4. Ketegangan antar Suku Arab
Perselisihan antara suku Arab Utara (Bani Qays) dan Arab Selatan (Bani Kalb) semakin memanas, menciptakan ketidakstabilan dan melemahkan kekuatan Bani Umayyah.
5. Gaya Hidup Istana dan Kekecewaan Agamawan
Gaya hidup mewah di lingkungan istana, yang tidak diimbangi dengan kesiapan generasi penerus khalifah menanggung tanggung jawab negara, melemahkan pemerintahan Bani Umayyah. Kekecewaan agamawan terhadap gaya hidup mewah dan kemewahan istana juga menjadi faktor yang mempercepat kejatuhan Bani Umayyah.
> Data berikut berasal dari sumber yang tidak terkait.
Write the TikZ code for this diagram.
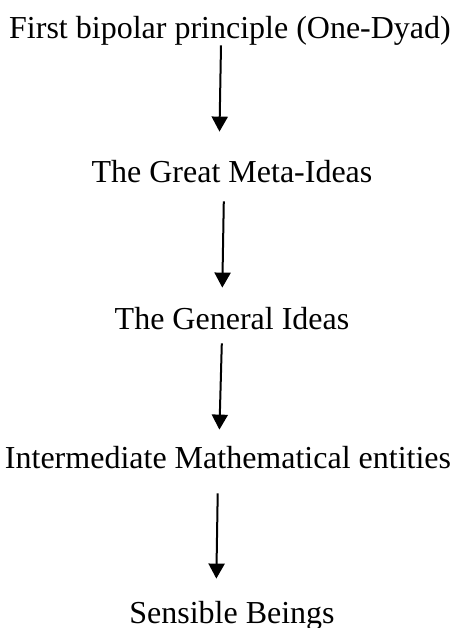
\documentclass[tikz,border=0pt]{standalone}
\usepackage{fontspec}
\setmainfont{Liberation Serif}
\usepackage{tikz}
\usetikzlibrary{arrows.meta}
\tikzset{
  stage/.style={inner sep=0pt, anchor=base, text height=11.5pt, text depth=3.5pt,
                font=\fontsize{16pt}{19pt}\selectfont},
  arr/.style={-{Triangle[length=7.5pt,width=8pt]}, line width=1pt, draw=black},
}

\begin{document}
\begin{tikzpicture}[x=1pt,y=1pt]
    \useasboundingbox (0,0) rectangle (228.5,-314);
    \node[stage] (a) at (115,-19) {First bipolar principle (One-Dyad)};
    \node[stage] (b) at (116,-91) {The Great Meta-Ideas};
    \node[stage] (c) at (116,-164.5) {The General Ideas};
    \node[stage] (d) at (114,-234) {Intermediate Mathematical entities};
    \node[stage] (e) at (116,-311.5) {Sensible Beings};
    \draw[arr, shorten >=13.5pt] ([xshift=-4.5pt]a.south) -- ([xshift=-6.5pt]b.north);
    \draw[arr, shorten <=6pt, shorten >=9pt] ([xshift=-4pt]b.south) -- ([xshift=-5pt]c.north);
    \draw[arr, shorten <=3.5pt, shorten >=7.5pt] ([xshift=-5pt]c.south) -- ([xshift=-4.5pt]d.north);
    \draw[arr, shorten <=9pt, shorten >=10.5pt] ([xshift=-5pt]d.south) -- ([xshift=-8pt]e.north);
  \end{tikzpicture}
\end{document}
6. Munculnya Kekuatan Baru
Munculnya kekuatan baru yang dipimpin oleh keturunan Al-Abbas bin Abdul Muthalib menjadi faktor terakhir yang menyebabkan runtuhnya Bani Umayyah. Kelompok ini, yang mendapat dukungan dari Bani Hasyim, golongan Syiah, serta kaum mawali, berhasil menggulingkan kekuasaan Bani Umayyah.
Warisan Bani Umayyah
Meskipun runtuh, Bani Umayyah meninggalkan warisan yang besar bagi peradaban Islam. Mereka berhasil membangun fondasi kokoh bagi perkembangan peradaban Islam, meningkatkan pengaruh Islam di panggung dunia, dan meninggalkan jejak keemasan yang terus dikenang hingga saat ini.
Kesimpulan
Bani Umayyah, dengan pusat pemerintahannya di Damaskus, menandai era keemasan peradaban Islam. Mereka berhasil memperluas wilayah kekuasaan, mengembangkan berbagai bidang kehidupan, dan meninggalkan warisan yang besar bagi peradaban Islam. Meskipun akhirnya runtuh, jejak keemasan Bani Umayyah terus dikenang dan dipelajari sebagai bagian penting dari sejarah peradaban Islam.